Et se lève le Nuevo día, avec une idée originale d'El Pipa : le cante et le baile por villancicos. Je ne sais pas s'il existe des précédents mais l'effet ne fut pas frappant car les sons pesants et monotones de ce cantique populaire de Noël ne vinrent pas, alors qu'en contrepartie nous avons pu profiter de la bonne musique que le corps d'instrumentistes nous offrit. Je dis que ce ne fut pas frappant dans le sens dans le sens de faire bouger le public en lui rappelant une fête ayant eu lieu il y a un mois et demie (les villancicos qui sont émis par mégaphonie dans les rues sont insupportables à la différence de celui que nous avons écouté hier, subtil et délicieux). Motif de réjouissance, surtout, la séquence de catagnettes, tout comme le martinete que chanta et le déploiement ultérieur de la compagnie.

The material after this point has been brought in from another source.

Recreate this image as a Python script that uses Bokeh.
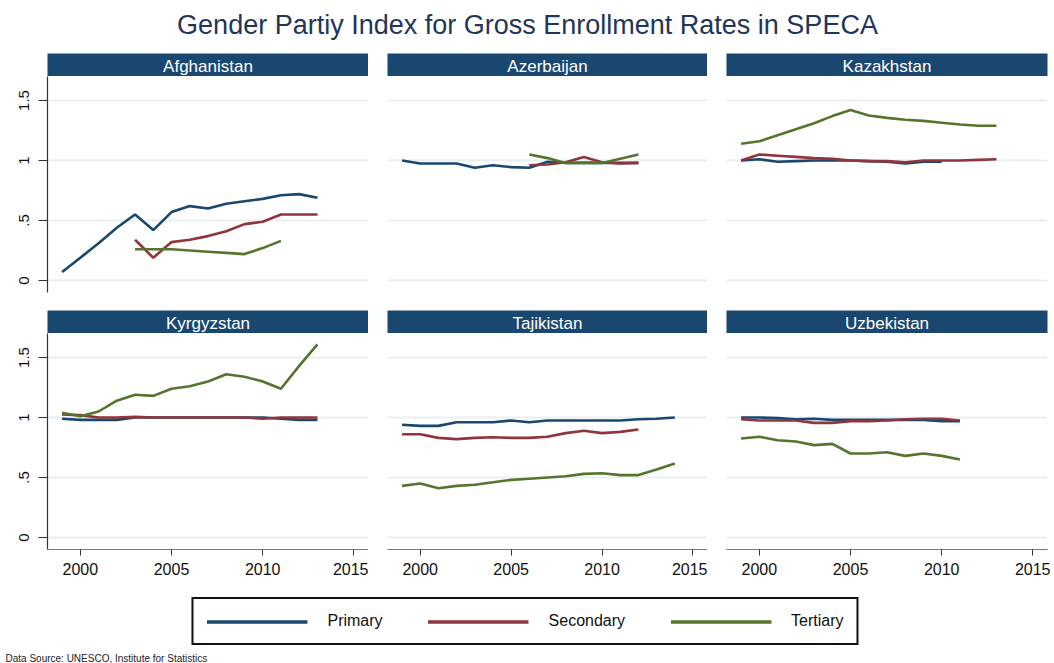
import numpy as np
from bokeh.plotting import figure
from bokeh.layouts import column, row
from bokeh.models import (Range1d, FixedTicker, Grid, CustomJSTickFormatter,
                          Legend, LegendItem, Label)
from bokeh.core.properties import value
from bokeh.embed import file_html
from bokeh.resources import INLINE

# ---------------- data ----------------
TITLE = "Gender Partiy Index for Gross Enrollment Rates in SPECA"
SOURCE = "Data Source: UNESCO, Institute for Statistics"
COUNTRIES = ["Afghanistan", "Azerbaijan", "Kazakhstan",
             "Kyrgyzstan", "Tajikistan", "Uzbekistan"]
SERIES = ["Primary", "Secondary", "Tertiary"]
YEARS = list(range(1999, 2015))
Y_TICKS = [0, 0.5, 1, 1.5]
X_TICKS = [2000, 2005, 2010, 2015]
N = None

AFG_PRIMARY = [0.07, 0.19, 0.31, 0.44, 0.55, 0.42, 0.57, 0.62, 0.60, 0.64, 0.66, 0.68, 0.71, 0.72, 0.69, N]
AFG_SECONDARY = [N, N, N, N, 0.34, 0.19, 0.32, 0.34, 0.37, 0.41, 0.47, 0.49, 0.55, 0.55, 0.55, N]
AFG_TERTIARY = [N, N, N, N, 0.26, 0.26, 0.26, 0.25, 0.24, 0.23, 0.22, 0.27, 0.33, N, N, N]

AZE_PRIMARY = [1.00, 0.975, 0.975, 0.975, 0.94, 0.96, 0.945, 0.94, 0.99, 0.98, 0.98, 0.98, 0.98, 0.98, N, N]
AZE_SECONDARY = [N, N, N, N, N, N, N, 0.96, 0.967, 0.985, 1.03, 0.985, 0.975, 0.98, N, N]
AZE_TERTIARY = [N, N, N, N, N, N, N, 1.05, 1.02, 0.98, 0.98, 0.98, 1.015, 1.05, N, N]

KAZ_PRIMARY = [1.00, 1.01, 0.99, 0.995, 1.00, 1.00, 1.00, 0.995, 0.99, 0.975, 0.99, 0.99, N, N, N, N]
KAZ_SECONDARY = [1.00, 1.05, 1.04, 1.03, 1.02, 1.015, 1.00, 0.995, 0.995, 0.985, 1.00, 1.00, 1.00, 1.005, 1.01, N]
KAZ_TERTIARY = [1.14, 1.16, 1.21, 1.26, 1.31, 1.37, 1.42, 1.375, 1.355, 1.34, 1.33, 1.315, 1.30, 1.29, 1.29, N]

KGZ_PRIMARY = [0.99, 0.98, 0.98, 0.98, 1.00, 1.00, 1.00, 1.00, 1.00, 1.00, 1.00, 1.00, 0.99, 0.98, 0.98, N]
KGZ_SECONDARY = [1.025, 1.02, 1.00, 1.00, 1.005, 1.00, 1.00, 1.00, 1.00, 1.00, 1.00, 0.99, 1.00, 1.00, 1.00, N]
KGZ_TERTIARY = [1.04, 1.01, 1.05, 1.14, 1.19, 1.18, 1.24, 1.26, 1.30, 1.36, 1.34, 1.30, 1.24, 1.43, 1.61, N]

TJK_PRIMARY = [0.94, 0.93, 0.93, 0.96, 0.96, 0.96, 0.975, 0.96, 0.975, 0.975, 0.975, 0.975, 0.975, 0.985, 0.99, 1.00]
TJK_SECONDARY = [0.86, 0.86, 0.83, 0.82, 0.83, 0.835, 0.83, 0.83, 0.84, 0.87, 0.89, 0.87, 0.88, 0.90, N, N]
TJK_TERTIARY = [0.43, 0.45, 0.41, 0.43, 0.44, 0.46, 0.48, 0.49, 0.50, 0.51, 0.53, 0.535, 0.52, 0.52, 0.567, 0.617]

UZB_PRIMARY = [1.00, 1.00, 0.995, 0.985, 0.99, 0.98, 0.98, 0.98, 0.98, 0.98, 0.98, 0.97, 0.97, N, N, N]
UZB_SECONDARY = [0.985, 0.975, 0.975, 0.975, 0.955, 0.955, 0.97, 0.97, 0.975, 0.985, 0.99, 0.99, 0.975, N, N, N]
UZB_TERTIARY = [0.825, 0.84, 0.81, 0.80, 0.77, 0.78, 0.70, 0.70, 0.71, 0.68, 0.70, 0.68, 0.65, N, N, N]

DATA = {
    "Afghanistan": [AFG_PRIMARY, AFG_SECONDARY, AFG_TERTIARY],
    "Azerbaijan": [AZE_PRIMARY, AZE_SECONDARY, AZE_TERTIARY],
    "Kazakhstan": [KAZ_PRIMARY, KAZ_SECONDARY, KAZ_TERTIARY],
    "Kyrgyzstan": [KGZ_PRIMARY, KGZ_SECONDARY, KGZ_TERTIARY],
    "Tajikistan": [TJK_PRIMARY, TJK_SECONDARY, TJK_TERTIARY],
    "Uzbekistan": [UZB_PRIMARY, UZB_SECONDARY, UZB_TERTIARY],
}

# ---------------- style ----------------
FONT = "Liberation Sans"
NAVY = "#1a476f"
COLORS = ["#1a476f", "#90353b", "#55752f"]
GRID_COLOR = "#e9f0f2"
TITLE_COLOR = "#1f3659"

COL_W = [368, 339, 343]
LEFT_B = [47, 19, 19]
RIGHT_B = [0, 0, 3]
TOTAL_W = sum(COL_W)
FRAME_H = 216
HEADER_H = 23
TITLE_H = 53
LEGEND_H = 74

common = dict(output_backend="svg", toolbar_location=None)


def make_header(name, c):
    h = figure(width=COL_W[c], height=HEADER_H,
               x_range=Range1d(0, 1), y_range=Range1d(0, 1),
               x_axis_location=None, y_axis_location=None,
               min_border_left=LEFT_B[c], min_border_right=RIGHT_B[c],
               min_border_top=0, min_border_bottom=0,
               background_fill_color=NAVY, outline_line_color=None, **common)
    h.grid.visible = False
    h.text(x=[0.5], y=[0.45], text=[name], text_align="center",
           text_baseline="middle", text_color="white",
           text_font=value(FONT), text_font_size="17px")
    return h


def make_panel(name, r, c):
    bottom = 18 if r == 0 else 40
    p = figure(width=COL_W[c], height=FRAME_H + bottom,
               x_range=Range1d(1998.2, 2015.8), y_range=Range1d(-0.1, 1.7),
               x_axis_location="below" if r == 1 else None,
               y_axis_location="left" if c == 0 else None,
               min_border_left=LEFT_B[c], min_border_right=RIGHT_B[c],
               min_border_top=0, min_border_bottom=bottom,
               outline_line_color=None, **common)
    p.grid.visible = False
    p.add_layout(Grid(dimension=1, ticker=FixedTicker(ticks=Y_TICKS),
                      grid_line_color=GRID_COLOR, grid_line_width=2))
    if c == 0:
        ax = p.yaxis[0]
        ax.ticker = FixedTicker(ticks=Y_TICKS)
        ax.formatter = CustomJSTickFormatter(code="""
            if (tick == 0) return "0";
            var s = tick.toString();
            return s.startsWith("0.") ? s.slice(1) : s;
        """)
        ax.major_label_orientation = "vertical"
        ax.major_tick_in = 0
        ax.major_tick_out = 9
        ax.minor_tick_line_color = None
        ax.axis_line_color = "#333333"
        ax.axis_line_width = 1.2
        ax.major_tick_line_color = "#333333"
        ax.major_label_standoff = 10
        ax.major_label_text_font = FONT
        ax.major_label_text_font_size = "15px"
        ax.major_label_text_color = "#111111"
    if r == 1:
        ax = p.xaxis[0]
        ax.ticker = FixedTicker(ticks=X_TICKS)
        ax.major_tick_in = 0
        ax.major_tick_out = 6
        ax.minor_tick_line_color = None
        ax.axis_line_color = "#777777"
        ax.axis_line_width = 1.2
        ax.major_tick_line_color = "#333333"
        ax.major_label_standoff = 7
        ax.major_label_text_font = FONT
        ax.major_label_text_font_size = "16px"
        ax.major_label_text_color = "#111111"
    x = np.array(YEARS, dtype=float)
    for vals, col in zip(DATA[name], COLORS):
        y = np.array([np.nan if v is None else v for v in vals], dtype=float)
        p.line(x, y, line_color=col, line_width=2.6)
    return p


# title
tf = figure(width=TOTAL_W, height=TITLE_H, x_range=Range1d(0, TOTAL_W),
            y_range=Range1d(0, TITLE_H), x_axis_location=None, y_axis_location=None,
            min_border=0, outline_line_color=None, **common)
tf.grid.visible = False
tf.text(x=[527], y=[TITLE_H - 24], text=[TITLE], text_align="center",
        text_baseline="middle", text_color=TITLE_COLOR,
        text_font=value(FONT), text_font_size="27px")

rows = []
for r in range(2):
    hdrs, pans = [], []
    for c in range(3):
        name = COUNTRIES[r * 3 + c]
        hdrs.append(make_header(name, c))
        pans.append(make_panel(name, r, c))
    rows.append(row(*hdrs, spacing=0))
    rows.append(row(*pans, spacing=0))

# legend
lf = figure(width=TOTAL_W, height=LEGEND_H, x_range=Range1d(0, TOTAL_W),
            y_range=Range1d(0, LEGEND_H), x_axis_location=None, y_axis_location=None,
            min_border=0, outline_line_color=None, **common)
lf.grid.visible = False
items = []
for nm, col in zip(SERIES, COLORS):
    rr = lf.line(x=[-50, -40], y=[-50, -50], line_color=col, line_width=3.5)
    items.append(LegendItem(label=nm, renderers=[rr]))
legend = Legend(items=items, orientation="horizontal", location="top_center",
                margin=8, padding=13, spacing=45, glyph_width=101,
                glyph_height=17, label_height=17, label_standoff=20,
                label_text_font=FONT, label_text_font_size="16px",
                label_text_color="#111111",
                border_line_color="#111111", border_line_width=2,
                border_line_alpha=1.0,
                background_fill_color="white", background_fill_alpha=1.0)
lf.add_layout(legend)
lf.add_layout(Label(x=5, y=0, text=SOURCE, text_font=FONT,
                    text_font_size="10px", text_color="#222222",
                    text_baseline="bottom", text_align="left"))

layout = column(tf, *rows, lf, spacing=0)

open("out.html", "w").write(file_html(layout, INLINE))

En la ciudad, troisième et avant-dernier acte de la représentation, permit au public de profiter de tangos assez agréables et de bulerías rythmiques, acompasadas, celles qui donnent cette saveur authentique aux célébrations les plus effusives.

Plat de résistance pour le final intitulé Por amor. Antonio El Pipa danse por bamberas. Ensuite, dans la soleá, avec des tercios de la Serneta dans la voix de Juana, l'atmosphère acquiert sens et émotion, avec de nouveau la satisfaction de voir réunis tante et neveu, complices dans le duende et les sentiments. Antonio offre ici des figures de maestro avec ses pieds et ses mains, déplaçant son corps avec une brûlante passion flamenca. con encendida pasión flamenca. Et le final, avec l'alboreá, le chant de mariage des gitans, et la bulería, authentique emblème de la fête. La compagnie sprtit de la même façon qu'elle était entrée : en réaffirmanr les valeurs culturelles du peuple gitan, avec un fond de scène sur lequel on voyait le ciel bleu, le pré vert et la roue du chariot, symbole universel du drapeau rom, qui représente la liberté à l'état pur. Avec des hauts et des bas, des lumières et des ombres, des choses positives et négatives, le premier spectacle du XV Festival de Jerez mérite, sans ambages, un chaleureux éloge, pour son bon goût flamenco.